Parvenu à la seconde extrémité de la rue Keller, qui n'était guère protégée que par un mince cordon de CRS, il manqua peu de choses (certainement quelques masques à gaz et bâtons) pour que l'apéro prévu soit atteint. Mais là aussi : nuage de lacrymogène, puis afflux de CRS en renfort. Il fut alors décidé de rentrer place de la République. Finalement, le week-end désastreux de Manuel Valls en Algérie n'aura pas été égayé par ces 2000 invités surprise. Les fêtards rigolards, assuraient déjà que ce n'était que partie remise et la frange la plus extrémiste entonnait "Apéro chez Vall ! After chez Macron".
En guise d'adieux, un container de bouteilles vides atterrit lui aussi sous forme de pluie sur le commissariat du XIe et ses voitures sérigraphiées déjà en sale état. Les policiers réfugiés à l'intérieur assistaient, médusés, à un tel déchaînement de générosité. Les CRS tentèrent bien de nasser tout ce beau monde au niveau de la rue de la Roquette.
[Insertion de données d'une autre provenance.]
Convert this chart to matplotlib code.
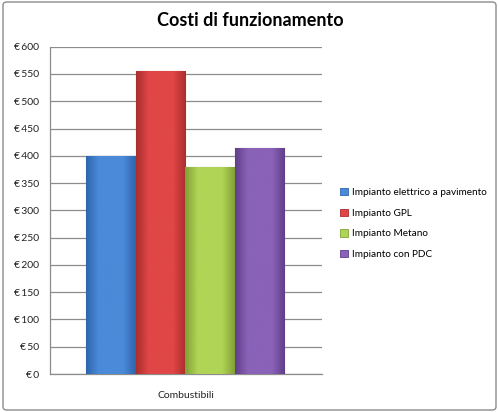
import matplotlib
matplotlib.use("Agg")
import matplotlib.pyplot as plt
import numpy as np
from matplotlib.patches import FancyBboxPatch, Patch
from matplotlib.colors import LinearSegmentedColormap

plt.rcParams['font.family'] = ['Lato', 'DejaVu Sans']

title = "Costi di funzionamento"
category = "Combustibili"
series = ["Impianto elettrico a pavimento", "Impianto GPL", "Impianto Metano", "Impianto con PDC"]
values = [400, 556, 380, 414]
colors_mid = ["#4a8ad8", "#e04646", "#b0d455", "#8a62b8"]
colors_edge = ["#2f66ad", "#ab2e2e", "#82a236", "#603f8a"]
yticks = [0, 50, 100, 150, 200, 250, 300, 350, 400, 450, 500, 550, 600]

fig = plt.figure(figsize=(4.98, 4.12), dpi=100)
fig.patch.set_facecolor("white")
border = FancyBboxPatch((3/498, 2/412), 493/498, 408/412, boxstyle="round,pad=0,rounding_size=0.008",
                        transform=fig.transFigure, fill=False, edgecolor="#8c8c8c", linewidth=1.0)
fig.patches.append(border)

ax = fig.add_axes([50/498, 1-374/412, 272/498, (374-46.7)/412])
ax.set_xlim(0, 1)
ax.set_ylim(0, 600)

n = len(values)
bw = 0.182
start = 0.1335
for i, (v, cm, ce) in enumerate(zip(values, colors_mid, colors_edge)):
    x0 = start + i*bw
    bars = ax.bar(x0, v, width=bw, align='edge', color=cm, edgecolor=ce, linewidth=0.8, zorder=3)
    cmap = LinearSegmentedColormap.from_list("g", [ce, cm, cm, cm, ce])
    grad = np.linspace(0, 1, 64).reshape(1, -1)
    im = ax.imshow(grad, extent=[x0, x0+bw, 0, v], aspect='auto', cmap=cmap, zorder=3.5)
    im.set_clip_path(bars.patches[0])
ax.set_xlim(0, 1)
ax.set_ylim(0, 600)

ax.set_yticks(yticks)
ax.set_yticklabels([f"€\u2009{t}" for t in yticks], fontsize=7.5, color="#222222")
ax.set_xticks([0.5])
ax.set_xticklabels([category], fontsize=7.5, color="#222222")
ax.tick_params(axis='y', length=0, pad=8)
ax.tick_params(axis='x', length=0, pad=12)
ax.yaxis.grid(True, color="#8c8c8c", linewidth=0.9, zorder=0)
ax.set_axisbelow(True)
for s in ["top", "right"]:
    ax.spines[s].set_visible(False)
for s in ["left", "bottom"]:
    ax.spines[s].set_color("#8c8c8c")
    ax.spines[s].set_linewidth(0.9)

fig.text(250/498, 1-20/412, title, ha="center", va="center", fontsize=13, fontweight="bold", color="black")

handles = [Patch(facecolor=cm, edgecolor=ce, linewidth=0.6) for cm, ce in zip(colors_mid, colors_edge)]
leg = fig.legend(handles, series, loc="upper left", bbox_to_anchor=(340/498, 1-188/412), frameon=False,
                 fontsize=7.2, handlelength=0.75, handleheight=0.75, handletextpad=0.4, labelspacing=1.15,
                 borderaxespad=0, borderpad=0)

fig.savefig("out.png", dpi=100, facecolor="white")
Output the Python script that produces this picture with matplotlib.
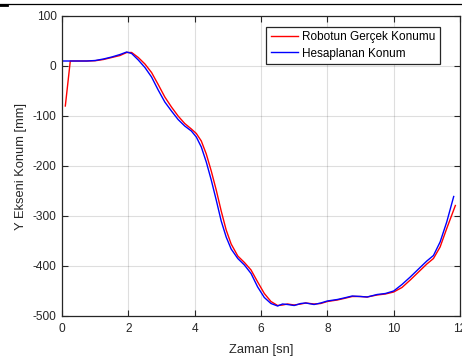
import numpy as np
import matplotlib.pyplot as plt
from matplotlib.lines import Line2D

plt.rcParams['font.family'] = ['Liberation Sans', 'DejaVu Sans']
plt.rcParams['axes.unicode_minus'] = False

# Hesaplanan Konum (blue)
t_hesap = [0.0, 0.25, 0.5, 0.75, 1.0, 1.25, 1.5, 1.75, 1.95, 2.1, 2.3, 2.5, 2.7, 2.9,
           3.1, 3.3, 3.5, 3.7, 3.9, 4.05, 4.2, 4.35, 4.5, 4.65, 4.8, 4.95, 5.1, 5.3,
           5.5, 5.7, 5.9, 6.1, 6.3, 6.5, 6.65, 6.8, 7.0, 7.2, 7.35, 7.6, 7.8, 8.0,
           8.3, 8.5, 8.75, 9.0, 9.2, 9.5, 9.75, 10.0, 10.25, 10.5, 10.75, 11.0,
           11.2, 11.4, 11.6, 11.81]
y_hesap = [10, 10, 10, 10, 11, 14, 18, 23, 28, 25, 12, -3, -22, -48,
           -72, -90, -107, -120, -130, -142, -162, -192, -228, -268, -310, -342, -366, -385,
           -398, -415, -442, -463, -475, -480, -476, -477, -479, -475, -474, -477, -474, -470,
           -467, -464, -460, -461, -462, -457, -455, -450, -437, -422, -406, -390,
           -379, -352, -312, -261]

# Robotun Gercek Konumu (red)
t_gercek = [0.1, 0.25, 0.5, 0.75, 1.0, 1.25, 1.5, 1.75, 1.95, 2.1, 2.3, 2.5, 2.7, 2.9,
            3.1, 3.3, 3.5, 3.7, 3.9, 4.05, 4.2, 4.35, 4.5, 4.65, 4.8, 4.95, 5.1, 5.3,
            5.5, 5.7, 5.9, 6.1, 6.3, 6.5, 6.65, 6.8, 7.0, 7.2, 7.35, 7.6, 7.8, 8.0,
            8.3, 8.5, 8.75, 9.0, 9.2, 9.5, 9.75, 10.0, 10.25, 10.5, 10.75, 11.0,
            11.2, 11.4, 11.6, 11.86]
y_gercek = [-80, 10, 10, 10, 10.5, 13, 17, 21, 27, 27, 17, 4, -13, -37,
            -62, -82, -100, -115, -126, -135, -150, -176, -210, -248, -290, -328, -356, -380,
            -393, -408, -432, -455, -471, -479, -478, -476, -478, -476, -474, -476, -475, -471,
            -468, -465, -461, -461, -462, -458, -456, -452, -443, -428, -412, -396,
            -385, -362, -325, -279]

x_ticks = [0, 2, 4, 6, 8, 10, 12]
y_ticks = [-500, -400, -300, -200, -100, 0, 100]

dark = (0.15, 0.15, 0.15)

fig = plt.figure(figsize=(4.62, 3.6), dpi=100)
ax = fig.add_axes([62 / 462, 1 - 316 / 360, 398 / 462, 300 / 360])

ax.plot(t_gercek, y_gercek, color='#ff0000', lw=1.0, label='Robotun Gerçek Konumu')
ax.plot(t_hesap, y_hesap, color='#0000ff', lw=1.0, label='Hesaplanan Konum')

ax.set_xlim(0, 12)
ax.set_ylim(-500, 100)
ax.set_xticks(x_ticks)
ax.set_yticks(y_ticks)
ax.grid(True, color=(0.15, 0.15, 0.15), alpha=0.15, lw=0.8)
ax.tick_params(direction='in', length=4, width=0.8, colors=dark, labelsize=8.6,
               top=True, right=True)
ax.tick_params(axis='x', pad=5)
ax.tick_params(axis='y', pad=4)
for s in ax.spines.values():
    s.set_color(dark)
    s.set_linewidth(0.9)

ax.set_xlabel('Zaman [sn]', fontsize=9.3, color=dark)
ax.set_ylabel('Y Ekseni Konum [mm]', fontsize=9.3, color=dark)
ax.xaxis.set_label_coords(0.501, -0.092)
ax.yaxis.set_label_coords(-0.088, 0.5)

leg = ax.legend(loc='upper right', bbox_to_anchor=(1 - 20 / 398, 1 - 10.7 / 300),
                borderaxespad=0, fontsize=8.5, handlelength=2.3, handletextpad=0.35,
                labelspacing=0.35, borderpad=0.4, fancybox=False, framealpha=1)
leg.get_frame().set_edgecolor(dark)
leg.get_frame().set_linewidth(0.9)

# black border remnant along the top of the image
fig.add_artist(Line2D([0, 1], [1 - 3.5 / 360, 1 - 3.5 / 360], color='black', lw=0.9,
                      transform=fig.transFigure))
fig.add_artist(Line2D([0, 7 / 462], [1 - 4.5 / 360, 1 - 4.5 / 360], color='black', lw=2,
                      transform=fig.transFigure))

fig.savefig('out.png', dpi=100)
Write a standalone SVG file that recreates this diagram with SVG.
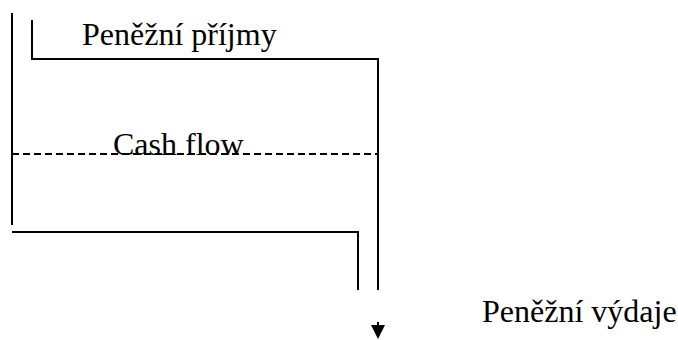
<svg xmlns="http://www.w3.org/2000/svg" width="678" height="340" viewBox="0 0 678 340">
<style>
.ln{fill:none;stroke:#000;stroke-width:2}
.dash{fill:none;stroke:#000;stroke-width:2;stroke-dasharray:7 4}
.t{font-family:"Liberation Serif","Times New Roman",serif;font-size:32px;fill:#000}
</style>
<rect width="678" height="340" fill="#fff"/>
<g id="channel">
<path class="ln" d="M12 13V225"/>
<path class="ln" d="M32 20V59H378V290"/>
<path class="ln" d="M12 232H358V290"/>
<path class="dash" d="M12 154H378"/>
</g>
<g id="arrow">
<path class="ln" d="M378 322V328"/>
<polygon points="371,325 385,325 378,339" fill="#000"/>
</g>
<g id="labels">
<text class="t" x="82" y="45">Peněžní příjmy</text>
<text class="t" x="113" y="155">Cash flow</text>
<text class="t" x="482" y="322">Peněžní výdaje</text>
</g>
</svg>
Mais puisqu'il était impossible de faire le partage entre quelqu'un qui y fait la fête le samedi soir et quelqu'un qui y veut faire la fête à Manuel Valls, il fallut libérer tout le monde. Un dernier cortège de quelques centaines de personnes rentra à la République par le boulevard Voltaire, escorté par un balai de Gendarmes Mobiles.

Dans une immense sérénité et une approbation générale, toutes les agences bancaires, d'intérim ou immobilières connurent le fracas du métal sur leurs vitrines. Au retour à République, tous les fourgons de CRS usuellement postés avaient disparu. On fit un feu de joie, sur la rue.